Unter dem Titel „Provokationen auf dem Tempelberg. Brandstifter am Mittelpunkt der Welt“ (NZZ, 28.02.2014) hat die Redaktion der NZZ den Bericht geschmackvoll mit einem Bild ultraorthodoxer Ostjuden und der goldenen Kuppel des Felsendoms geschmückt. Das Foto illustriert eine Fata Morgana der sprachgewaltigen Journalistin: „Israels Nationalreligiöse fordern immer lauter Souveränität auf dem Tempelberg, wo auch das muslimische Heiligtum der Aksa liegt.“ Schon mit der Überschrift stellt sie klar, dass Juden provozieren und die „Brandstifter am Mittelpunkt der Welt“ sind. Dass diese schwarzberockten Ostjuden mit den grossen Hüten und Schläfenlöckchen erbitterte Widersacher der „Nationalreligiösen“ sind, scheinen weder Bolliger noch die Redaktion zu wissen.

Tatsächlich liegt die Souveränität, also die staatliche Hoheit, seit der Eroberung und Annektierung Ost-Jerusalems 1967 bei Israel. Seither sind israelische Polizisten an den Eingängen zum Tempelberg postiert und es befindet sich eine Polizeistation auf dem Gelände. Die „Nationalreligiösen“ sind nicht identisch mit dem „Tempel-Institut“ wie der Artikel suggeriert. Und neben dem muslimischen Heiligtum der Aksa Moschee befindet sich „auch“ das jüdische Allerheiligste, wo einst der von den Römern im Jahr 70 n.Chr. zerstörten salomonischen Tempels gestanden hat. Drei Ungenauigkeiten allein im Leitsatz des Artikels!

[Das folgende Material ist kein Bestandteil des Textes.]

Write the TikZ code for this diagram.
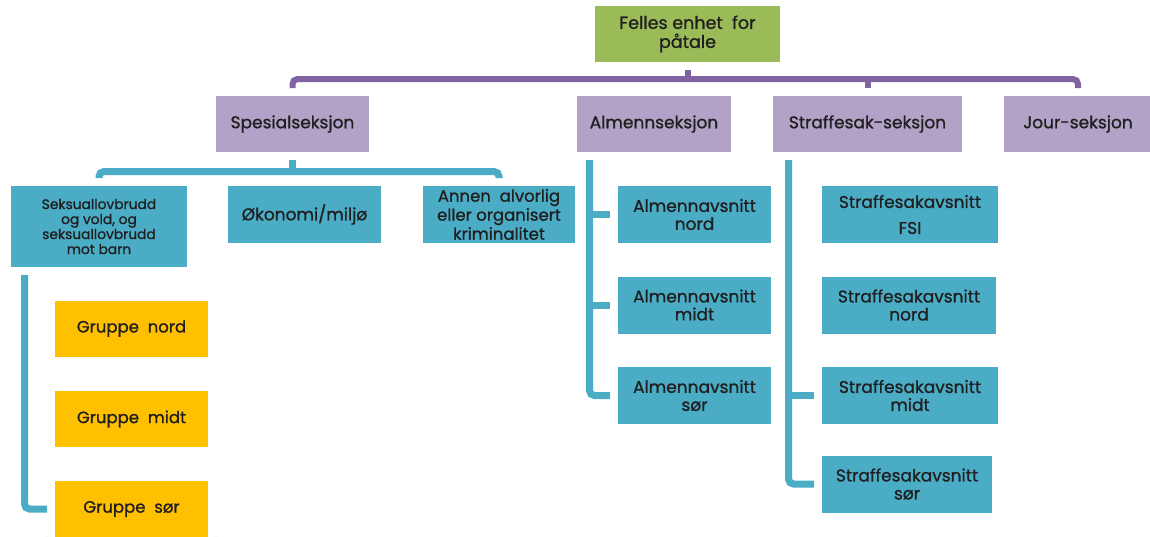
\documentclass[tikz,border=0pt]{standalone}
\usepackage{fontspec}
\setmainfont{Poppins}[FakeBold=1]
\usetikzlibrary{calc,backgrounds}
\definecolor{cgreen}{HTML}{9BBB59}
\definecolor{cpurp}{HTML}{B3A2C7}
\definecolor{cpline}{HTML}{8064A2}
\definecolor{cblue}{HTML}{4BACC6}
\definecolor{cgold}{HTML}{FFC000}
\definecolor{ctext}{HTML}{1F1F1F}
\definecolor{cout}{HTML}{ECECEC}
\tikzset{
 box/.style={rectangle, inner sep=0pt, outer sep=8pt, align=center, text=ctext, font=\fontsize{17}{18}\selectfont},
 topbox/.style={box, fill=cgreen, minimum width=185pt, minimum height=56pt},
 secbox/.style={box, fill=cpurp, minimum height=56pt},
 unitbox/.style={box, fill=cblue, minimum height=57pt},
 grpbox/.style={box, fill=cgold, minimum width=153pt, minimum height=56pt, font=\fontsize{16.5}{18}\selectfont},
 pline/.style={draw=cpline, line width=6pt, rounded corners=5pt},
 bline/.style={draw=cblue, line width=7pt, rounded corners=5pt},
 tline/.style={draw=cblue, line width=7pt},
 halo/.style={draw=cout, line width=0.8pt, fill=white, rounded corners=5pt},
}
\begin{document}
\begin{tikzpicture}[x=1pt,y=-1pt]
\useasboundingbox[fill=white] (0,0) rectangle (1150,536);
% top
\node[topbox, font=\fontsize{17.5}{19}\selectfont] (top) at (687.5,34) {Felles enhet~~for\\påtale};
% sections
\node[secbox, minimum width=153pt] (spes) at (292.5,124) {Spesialseksjon};
\node[secbox, minimum width=154pt] (alm) at (654,124) {Almennseksjon};
\node[secbox, minimum width=189pt] (straff) at (867.5,124) {Straffesak-seksjon};
\node[secbox, minimum width=148pt] (jour) at (1078,124) {Jour-seksjon};
% spesial children
\node[unitbox, minimum width=176pt, minimum height=81pt, font=\fontsize{13.8}{15}\selectfont] (seks) at (99,226.5) {Seksuallovbrudd\\og vold, og\\seksuallovbrudd\\mot barn};
\node[unitbox, minimum width=153pt] (oko) at (304.5,214.5) {Økonomi/miljø};
\node[unitbox, minimum width=152pt, font=\fontsize{16.5}{19}\selectfont] (annen) at (499,214.5) {Annen~~alvorlig\\eller organisert\\kriminalitet};
% groups
\node[grpbox] (gN) at (131.5,328.5) {Gruppe~~nord};
\node[grpbox] (gM) at (131.5,419) {Gruppe~~midt};
\node[grpbox] (gS) at (131.5,509) {Gruppe~~sør};
% almenn children
\node[unitbox, minimum width=153pt] (almN) at (694.5,214.5) {Almennavsnitt\\nord};
\node[unitbox, minimum width=153pt] (almM) at (694.5,305) {Almennavsnitt\\midt};
\node[unitbox, minimum width=153pt] (almS) at (694.5,395.5) {Almennavsnitt\\sør};
% straffesak children
\node[unitbox, minimum width=176pt, font=\fontsize{17}{26}\selectfont] (strF) at (910,214.5) {Straffesakavsnitt\\FSI};
\node[unitbox, minimum width=174pt] (strN) at (909,305) {Straffesakavsnitt\\nord};
\node[unitbox, minimum width=176pt] (strM) at (910,395.5) {Straffesakavsnitt\\midt};
\node[unitbox, minimum width=170pt] (strS) at (907,484) {Straffesakavsnitt\\sør};
% halos
\begin{scope}[on background layer]
\foreach \n in {top,spes,alm,straff,jour,seks,oko,annen,gN,gM,gS,almN,almM,almS,strF,strN,strM,strS}
  \draw[halo] (\n.south west) rectangle (\n.north east);
\end{scope}
% purple connectors
\coordinate (bus) at (0,79);
\draw[draw=cpline, line width=6pt] (top.south) -- (top.south |- bus);
\draw[pline] (spes.north) -- (spes.north |- bus) -- (jour.north |- bus) -- (jour.north);
\draw[draw=cpline, line width=6pt] (straff.north |- bus) -- (straff.north);
% blue connectors: spesial
\coordinate (bbus) at (0,171.5);
\draw[tline] (spes.south) -- (spes.south |- bbus);
\draw[bline] (seks.north) -- (seks.north |- bbus) -- (annen.north |- bbus) -- (annen.north);
\coordinate (sl) at ($(seks.south west)+(21.5,0)$);
\draw[bline] (sl) |- (gS.west);
% almenn
\coordinate (al) at ($(alm.south west)+(20.5,0)$);
\draw[bline] (al) |- (almS.west);
\draw[tline] (almN.west) -- (almN.west -| al);
\draw[tline] (almM.west) -- (almM.west -| al);
% straffesak
\coordinate (sf) at ($(straff.south west)+(23.5,0)$);
\draw[bline] (sf) |- (strS.west);
\draw[tline] (strM.west) -- (strM.west -| sf);
\end{tikzpicture}
\end{document}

Im Zentrum des NZZ Berichts steht ein Besuch beim sogenannten „Tempel-Institut“. Das ist die politische Schau einer extremistischen Randgruppe, die im Widerspruch zum Staat Israel, der Mehrheit der Israelis, des Rabbinats und orthodoxer Juden den Neubau des zerstörten Tempels bewirbt. Bolligers Gesprächspartner, der Fundamentalist Yehuda Glick, wartet nach eigenen Angaben sehnlich auf die Ankunft des Messias. Dann fällt der fertige Tempel vom Himmel. Um für diesen Augenblick gewappnet zu sein, hat das Institut vorsorglich alle Gerätschaften für die sofortige Erneuerung des Tempeldienstes rekonstruiert. Das „Institut“ ist bestenfalls ein Kuriosum. Diese touristische Attraktion zieht zudem nicht nur Amerikaner mit Turnschuhen an, sondern auch christliche Pilger. Fasziniert könne diese Modelle der Tempelgeräte, Harfen Davids und Priestergewänder aus jener Zeit bewundern, als Jesus im Tempel lehrte.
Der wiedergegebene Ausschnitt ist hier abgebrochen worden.